Exercise |
Without the pictures, return each record as it appears.

Data listing |
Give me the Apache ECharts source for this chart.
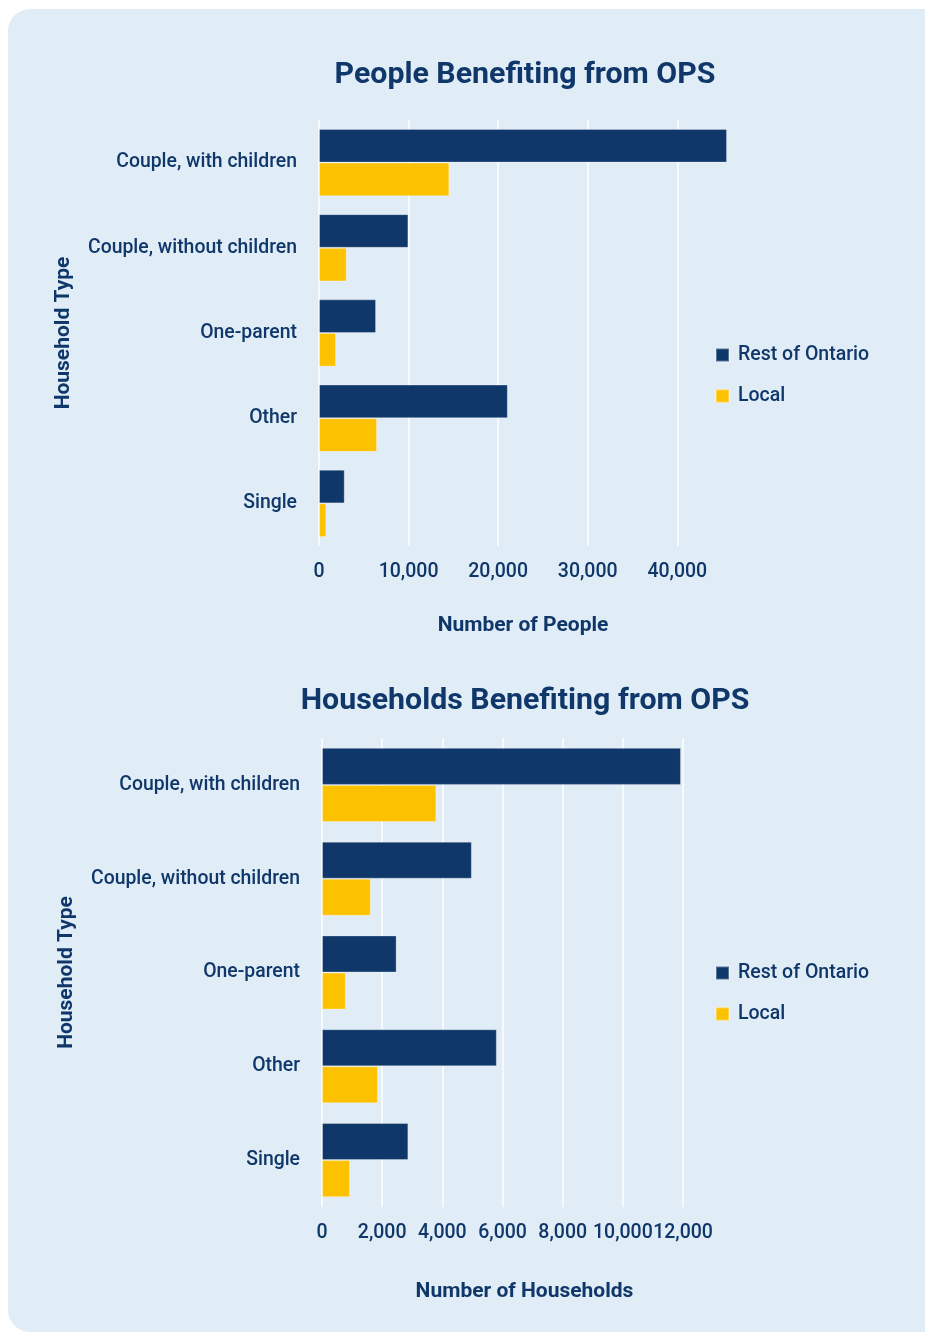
<!DOCTYPE html>
<html>
<head>
<meta charset="utf-8">
<script src="https://cdn.jsdelivr.net/npm/echarts@6/dist/echarts.min.js"></script>
<style>
  body { margin: 0; background: #ffffff; }
  #card { position: absolute; left: 8px; top: 9px; width: 940px; height: 1323px; background: #e0ecf6; border-radius: 22px; }
  #chart { position: absolute; left: 0; top: 0; width: 925px; height: 1334px; }
</style>
</head>
<body>
<div id="card"></div>
<div id="chart"></div>
<script>
    // datos de las graficas
    var categorias = ['Couple, with children', 'Couple, without children', 'One-parent', 'Other', 'Single'];
    var series_nombres = ['Rest of Ontario', 'Local'];

    var personas_resto = [45550, 9980, 6370, 21080, 2870];
    var personas_local = [14550, 3090, 1900, 6480, 820];

    var hogares_resto = [11930, 4980, 2480, 5810, 2870];
    var hogares_local = [3800, 1620, 790, 1860, 930];

    var ticks_personas = [0, 10000, 20000, 30000, 40000];
    var ticks_hogares = [0, 2000, 4000, 6000, 8000, 10000, 12000];

    var azul = '#0f3769';
    var amarillo = '#fcc200';
    var fuente = 'Roboto, sans-serif';

    function fmt(v) { return v.toLocaleString('en-US'); }

    function ejeX(idx, nombre, ticks, max, gap) {
        return {
            type: 'value', gridIndex: idx,
            min: 0, max: max, interval: ticks[1] - ticks[0],
            name: nombre, nameLocation: 'middle', nameGap: gap,
            nameTextStyle: { color: azul, fontFamily: fuente, fontWeight: 'bold', fontSize: 21 },
            axisLine: { show: false }, axisTick: { show: false },
            axisLabel: {
                color: azul, fontFamily: fuente, fontWeight: 500, fontSize: 19.5, margin: 16,
                showMaxLabel: false,
                formatter: function (v) { return ticks.indexOf(v) >= 0 ? fmt(v) : ''; }
            },
            splitLine: { show: true, showMaxLine: false, lineStyle: { color: '#ffffff', width: 1.5 } }
        };
    }

    function ejeY(idx) {
        return {
            type: 'category', gridIndex: idx, inverse: true, data: categorias,
            name: 'Household Type', nameLocation: 'middle', nameGap: 245, nameRotate: 90,
            nameTextStyle: { color: azul, fontFamily: fuente, fontWeight: 'bold', fontSize: 21 },
            axisLine: { show: false }, axisTick: { show: false },
            axisLabel: { color: azul, fontFamily: fuente, fontWeight: 500, fontSize: 19.4, margin: 22 }
        };
    }

    function barra(nombre, datos, color, idx) {
        return {
            name: nombre, type: 'bar', data: datos,
            xAxisIndex: idx, yAxisIndex: idx,
            barGap: '0%', barCategoryGap: '21%',
            itemStyle: { color: color, borderColor: 'rgba(255,255,255,0.3)', borderWidth: 1 }
        };
    }

    var leyenda = {
        orient: 'vertical', icon: 'rect', itemWidth: 13, itemHeight: 13, itemGap: 21, padding: 0,
        textStyle: { color: azul, fontFamily: fuente, fontWeight: 500, fontSize: 19.5, padding: [0, 0, 0, 4] },
        data: series_nombres
    };

    var grafico = echarts.init(document.getElementById('chart'));

    grafico.setOption({
        backgroundColor: 'transparent',
        animation: false,
        title: [
            { text: 'People Benefiting from OPS', left: 520, top: 55, textAlign: 'center',
              textStyle: { color: azul, fontFamily: fuente, fontWeight: 'bold', fontSize: 30.3 } },
            { text: 'Households Benefiting from OPS', left: 520, top: 681, textAlign: 'center',
              textStyle: { color: azul, fontFamily: fuente, fontWeight: 'bold', fontSize: 30.3 } }
        ],
        legend: [
            Object.assign({}, leyenda, { left: 715, top: 345 }),
            Object.assign({}, leyenda, { left: 715, top: 963 })
        ],
        grid: [
            { left: 319, top: 120, width: 408, height: 426 },
            { left: 322, top: 738, width: 405, height: 469 }
        ],
        xAxis: [
            ejeX(0, 'Number of People', ticks_personas, 'dataMax', 69),
            ejeX(1, 'Number of Households', ticks_hogares, 13460, 74)
        ],
        yAxis: [ejeY(0), ejeY(1)],
        series: [
            barra(series_nombres[0], personas_resto, azul, 0),
            barra(series_nombres[1], personas_local, amarillo, 0),
            barra(series_nombres[0], hogares_resto, azul, 1),
            barra(series_nombres[1], hogares_local, amarillo, 1)
        ]
    });
</script>
</body>
</html>
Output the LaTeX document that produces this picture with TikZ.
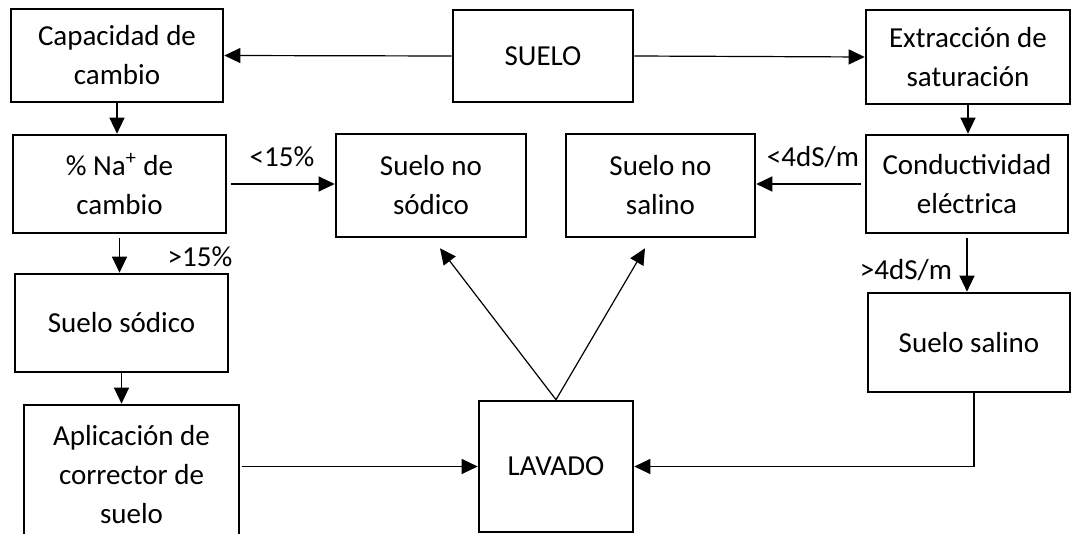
\documentclass[tikz,border=0pt]{standalone}
\usepackage{fontspec}
\setmainfont{Carlito}
\usetikzlibrary{arrows.meta}

\tikzset{
	box/.style={draw, line width=1.3pt, align=center, inner sep=0pt,
		font=\fontsize{14.5}{19.5}\selectfont},
	link/.style={->, line width=0.6pt},
	cut label/.style={font=\fontsize{14.5}{17}\selectfont},
}

\begin{document}
\begin{tikzpicture}[>={Triangle[length=8pt, width=7.5pt]}, x=0.5pt, y=-0.5pt]
	\useasboundingbox (0, 0) rectangle (1073, 534);

	% top row
	\node[box, minimum width=106pt, minimum height=46.5pt] (cap) at (117, 55.5) {Capacidad de\\cambio};
	\node[box, minimum width=90pt, minimum height=46pt] (suelo) at (543, 56) {SUELO};
	\node[box, minimum width=102pt, minimum height=47pt] (extr) at (968, 57) {Extracción de\\saturación};

	% second row
	\node[box, minimum width=106.5pt, minimum height=49pt] (na) at (119.5, 184) {\% Na\textsuperscript{+} de\\cambio};
	\node[box, minimum width=95pt, minimum height=51.5pt] (nosod) at (431, 185.5) {Suelo no\\sódico};
	\node[box, minimum width=94.5pt, minimum height=51.5pt] (nosal) at (660.5, 185.5) {Suelo no\\salino};
	\node[box, minimum width=101pt, minimum height=49pt] (cond) at (967, 184) {Conductividad\\eléctrica};

	% lower rows
	\node[box, minimum width=106.5pt, minimum height=49pt] (sod) at (121.5, 323) {Suelo sódico};
	\node[box, minimum width=101pt, minimum height=49.5pt] (salino) at (969, 342.5) {Suelo salino};
	\node[box, minimum width=107.5pt, minimum height=70pt] (aplic) at (131.5, 475) {Aplicación de\\corrector de\\suelo};
	\node[box, minimum width=77pt, minimum height=65.5pt] (lavado) at (556, 466.5) {LAVADO};

	\draw[link] (suelo.west) -- (cap.east);
	\draw[link] (suelo.east) -- (extr.west);
	\draw[link] (cap.south) -- (cap.south |- na.north);
	\draw[link] (extr.south) -- (extr.south |- cond.north);

	\draw[link, shorten <=2pt] (na.east) -- (nosod.west |- na.east);
	\draw[link, shorten <=2pt] (cond.west) -- (nosal.east |- cond.west);
	\draw[link, shorten <=2pt] (na.south) -- (na.south |- sod.north);
	\draw[link, shorten <=2pt] (cond.south) -- (cond.south |- salino.north);
	\draw[link] (sod.south) -- (sod.south |- aplic.north);

	\draw[link, shorten <=1pt] (aplic.east |- lavado.west) -- (lavado.west);
	\draw[link] ([xshift=2.5pt]salino.south) |- (lavado.east);

	\coordinate (sodtip) at ([shift={(9, 10)}]nosod.south);
	\coordinate (saltip) at ([shift={(-15.5, 10)}]nosal.south);
	\draw[link] (lavado.north) -- (sodtip);
	\draw[link] (lavado.north) -- (saltip);

	\node[cut label] (lt15) at (282, 157) {<15\%};
	\node[cut label] (gt15) at (200, 257) {>15\%};
	\node[cut label] (lt4) at (813, 157) {<4dS/m};
	\node[cut label] (gt4) at (906, 270) {>4dS/m};
\end{tikzpicture}
\end{document}
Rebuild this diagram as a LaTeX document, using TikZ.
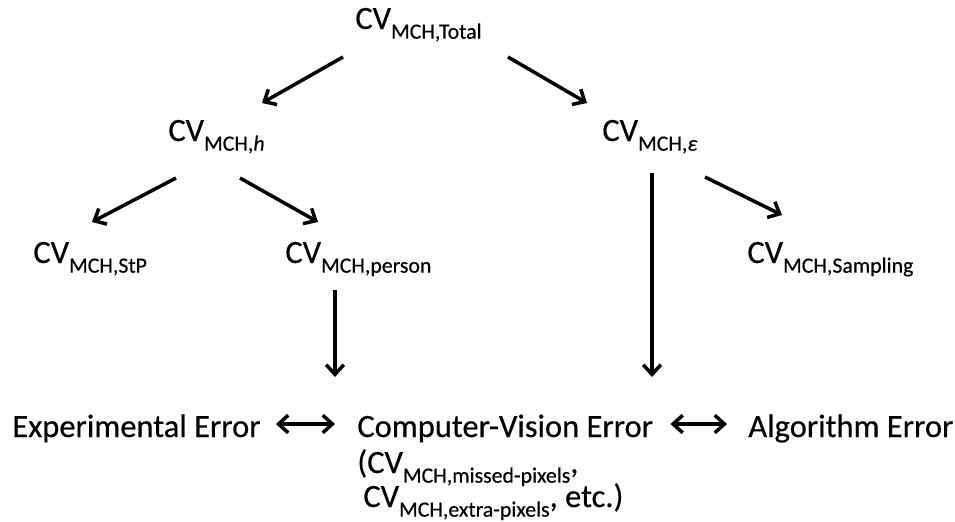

Completed task |
Give me the Apache ECharts source for this chart.
<!DOCTYPE html>
<html>
<head>
<meta charset="utf-8">
<script src="https://cdn.jsdelivr.net/npm/echarts@6/dist/echarts.min.js"></script>
<style>
  body { margin: 0; background: #ffffff; }
  #card { position: absolute; left: 8px; top: 9px; width: 940px; height: 1323px; background: #e0ecf6; border-radius: 22px; }
  #chart { position: absolute; left: 0; top: 0; width: 925px; height: 1334px; }
</style>
</head>
<body>
<div id="card"></div>
<div id="chart"></div>
<script>
    // datos de las graficas
    var categorias = ['Couple, with children', 'Couple, without children', 'One-parent', 'Other', 'Single'];
    var series_nombres = ['Rest of Ontario', 'Local'];

    var personas_resto = [45550, 9980, 6370, 21080, 2870];
    var personas_local = [14550, 3090, 1900, 6480, 820];

    var hogares_resto = [11930, 4980, 2480, 5810, 2870];
    var hogares_local = [3800, 1620, 790, 1860, 930];

    var ticks_personas = [0, 10000, 20000, 30000, 40000];
    var ticks_hogares = [0, 2000, 4000, 6000, 8000, 10000, 12000];

    var azul = '#0f3769';
    var amarillo = '#fcc200';
    var fuente = 'Roboto, sans-serif';

    function fmt(v) { return v.toLocaleString('en-US'); }

    function ejeX(idx, nombre, ticks, max, gap) {
        return {
            type: 'value', gridIndex: idx,
            min: 0, max: max, interval: ticks[1] - ticks[0],
            name: nombre, nameLocation: 'middle', nameGap: gap,
            nameTextStyle: { color: azul, fontFamily: fuente, fontWeight: 'bold', fontSize: 21 },
            axisLine: { show: false }, axisTick: { show: false },
            axisLabel: {
                color: azul, fontFamily: fuente, fontWeight: 500, fontSize: 19.5, margin: 16,
                showMaxLabel: false,
                formatter: function (v) { return ticks.indexOf(v) >= 0 ? fmt(v) : ''; }
            },
            splitLine: { show: true, showMaxLine: false, lineStyle: { color: '#ffffff', width: 1.5 } }
        };
    }

    function ejeY(idx) {
        return {
            type: 'category', gridIndex: idx, inverse: true, data: categorias,
            name: 'Household Type', nameLocation: 'middle', nameGap: 245, nameRotate: 90,
            nameTextStyle: { color: azul, fontFamily: fuente, fontWeight: 'bold', fontSize: 21 },
            axisLine: { show: false }, axisTick: { show: false },
            axisLabel: { color: azul, fontFamily: fuente, fontWeight: 500, fontSize: 19.4, margin: 22 }
        };
    }

    function barra(nombre, datos, color, idx) {
        return {
            name: nombre, type: 'bar', data: datos,
            xAxisIndex: idx, yAxisIndex: idx,
            barGap: '0%', barCategoryGap: '21%',
            itemStyle: { color: color, borderColor: 'rgba(255,255,255,0.3)', borderWidth: 1 }
        };
    }

    var leyenda = {
        orient: 'vertical', icon: 'rect', itemWidth: 13, itemHeight: 13, itemGap: 21, padding: 0,
        textStyle: { color: azul, fontFamily: fuente, fontWeight: 500, fontSize: 19.5, padding: [0, 0, 0, 4] },
        data: series_nombres
    };

    var grafico = echarts.init(document.getElementById('chart'));

    grafico.setOption({
        backgroundColor: 'transparent',
        animation: false,
        title: [
            { text: 'People Benefiting from OPS', left: 520, top: 55, textAlign: 'center',
              textStyle: { color: azul, fontFamily: fuente, fontWeight: 'bold', fontSize: 30.3 } },
            { text: 'Households Benefiting from OPS', left: 520, top: 681, textAlign: 'center',
              textStyle: { color: azul, fontFamily: fuente, fontWeight: 'bold', fontSize: 30.3 } }
        ],
        legend: [
            Object.assign({}, leyenda, { left: 715, top: 345 }),
            Object.assign({}, leyenda, { left: 715, top: 963 })
        ],
        grid: [
            { left: 319, top: 120, width: 408, height: 426 },
            { left: 322, top: 738, width: 405, height: 469 }
        ],
        xAxis: [
            ejeX(0, 'Number of People', ticks_personas, 'dataMax', 69),
            ejeX(1, 'Number of Households', ticks_hogares, 13460, 74)
        ],
        yAxis: [ejeY(0), ejeY(1)],
        series: [
            barra(series_nombres[0], personas_resto, azul, 0),
            barra(series_nombres[1], personas_local, amarillo, 0),
            barra(series_nombres[0], hogares_resto, azul, 1),
            barra(series_nombres[1], hogares_local, amarillo, 1)
        ]
    });
</script>
</body>
</html>
Output the LaTeX document that produces this picture with TikZ.
\documentclass[tikz,border=0pt]{standalone}
\usepackage{fontspec}
\setmainfont{Carlito}
\usetikzlibrary{arrows.meta}

\tikzset{
	box/.style={draw, line width=1.3pt, align=center, inner sep=0pt,
		font=\fontsize{14.5}{19.5}\selectfont},
	link/.style={->, line width=0.6pt},
	cut label/.style={font=\fontsize{14.5}{17}\selectfont},
}

\begin{document}
\begin{tikzpicture}[>={Triangle[length=8pt, width=7.5pt]}, x=0.5pt, y=-0.5pt]
	\useasboundingbox (0, 0) rectangle (1073, 534);

	% top row
	\node[box, minimum width=106pt, minimum height=46.5pt] (cap) at (117, 55.5) {Capacidad de\\cambio};
	\node[box, minimum width=90pt, minimum height=46pt] (suelo) at (543, 56) {SUELO};
	\node[box, minimum width=102pt, minimum height=47pt] (extr) at (968, 57) {Extracción de\\saturación};

	% second row
	\node[box, minimum width=106.5pt, minimum height=49pt] (na) at (119.5, 184) {\% Na\textsuperscript{+} de\\cambio};
	\node[box, minimum width=95pt, minimum height=51.5pt] (nosod) at (431, 185.5) {Suelo no\\sódico};
	\node[box, minimum width=94.5pt, minimum height=51.5pt] (nosal) at (660.5, 185.5) {Suelo no\\salino};
	\node[box, minimum width=101pt, minimum height=49pt] (cond) at (967, 184) {Conductividad\\eléctrica};

	% lower rows
	\node[box, minimum width=106.5pt, minimum height=49pt] (sod) at (121.5, 323) {Suelo sódico};
	\node[box, minimum width=101pt, minimum height=49.5pt] (salino) at (969, 342.5) {Suelo salino};
	\node[box, minimum width=107.5pt, minimum height=70pt] (aplic) at (131.5, 475) {Aplicación de\\corrector de\\suelo};
	\node[box, minimum width=77pt, minimum height=65.5pt] (lavado) at (556, 466.5) {LAVADO};

	\draw[link] (suelo.west) -- (cap.east);
	\draw[link] (suelo.east) -- (extr.west);
	\draw[link] (cap.south) -- (cap.south |- na.north);
	\draw[link] (extr.south) -- (extr.south |- cond.north);

	\draw[link, shorten <=2pt] (na.east) -- (nosod.west |- na.east);
	\draw[link, shorten <=2pt] (cond.west) -- (nosal.east |- cond.west);
	\draw[link, shorten <=2pt] (na.south) -- (na.south |- sod.north);
	\draw[link, shorten <=2pt] (cond.south) -- (cond.south |- salino.north);
	\draw[link] (sod.south) -- (sod.south |- aplic.north);

	\draw[link, shorten <=1pt] (aplic.east |- lavado.west) -- (lavado.west);
	\draw[link] ([xshift=2.5pt]salino.south) |- (lavado.east);

	\coordinate (sodtip) at ([shift={(9, 10)}]nosod.south);
	\coordinate (saltip) at ([shift={(-15.5, 10)}]nosal.south);
	\draw[link] (lavado.north) -- (sodtip);
	\draw[link] (lavado.north) -- (saltip);

	\node[cut label] (lt15) at (282, 157) {<15\%};
	\node[cut label] (gt15) at (200, 257) {>15\%};
	\node[cut label] (lt4) at (813, 157) {<4dS/m};
	\node[cut label] (gt4) at (906, 270) {>4dS/m};
\end{tikzpicture}
\end{document}
Rebuild this diagram as a LaTeX document, using TikZ.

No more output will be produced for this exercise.